The utility scds_fm_action() updates the resource status to SCHA_RSSTATUS_OK, SCHA_RSSTATUS_DEGRADED, or SCHA_RSSTATUS_FAULTED depending on the failure history. This status is consequently available to cluster system management.

In most cases, you can implement the application-specific health check action in a separate stand-alone utility (svc_probe(), for example). You can integrate it with the following generic main loop.

for (;;) {
/* sleep for a duration of thorough_probe_interval between
*  successive probes.
*/
(void) scds_fm_sleep(scds_handle,
scds_get_rs_thorough_probe_interval(scds_handle));
/* Now probe all ipaddress we use. Loop over
* 1. All net resources we use.
* 2. All ipaddresses in a given resource.

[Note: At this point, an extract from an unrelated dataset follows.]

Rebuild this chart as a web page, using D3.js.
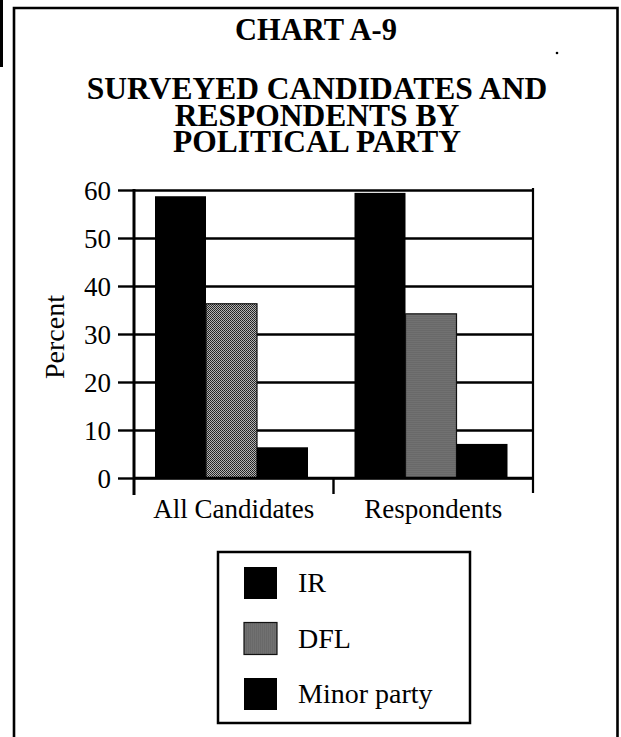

* For each of the ipaddress that is probed,
* compute the failure history.
*/
probe_result = 0;
/* Iterate through the all resources to get each
* IP address to use for calling svc_probe()
*/
for (ip = 0; ip < netaddr->num_netaddrs; ip++) {
/* Grab the hostname and port on which the
* health has to be monitored.
*/
hostname = netaddr->netaddrs[ip].hostname;
port = netaddr->netaddrs[ip].port_proto.port;
/*
* HA-XFS supports only one port and
* hence obtaint the port value from the
* first entry in the array of ports.
*/
ht1 = gethrtime();
/* Latch probe start time */
probe_result = svc_probe(scds_handle, hostname, port, timeout);
/*
* Update service probe history,
* take action if necessary.
* Latch probe end time.
*/
ht2 = gethrtime();
/* Convert to milliseconds */
dt = (ulong_t)((ht2 - ht1) / 1e6);
/*
* Compute failure history and take
* action if needed
*/
(void) scds_fm_action(scds_handle,
probe_result, (long)dt);
}       /* Each net resource */
}       /* Keep probing forever */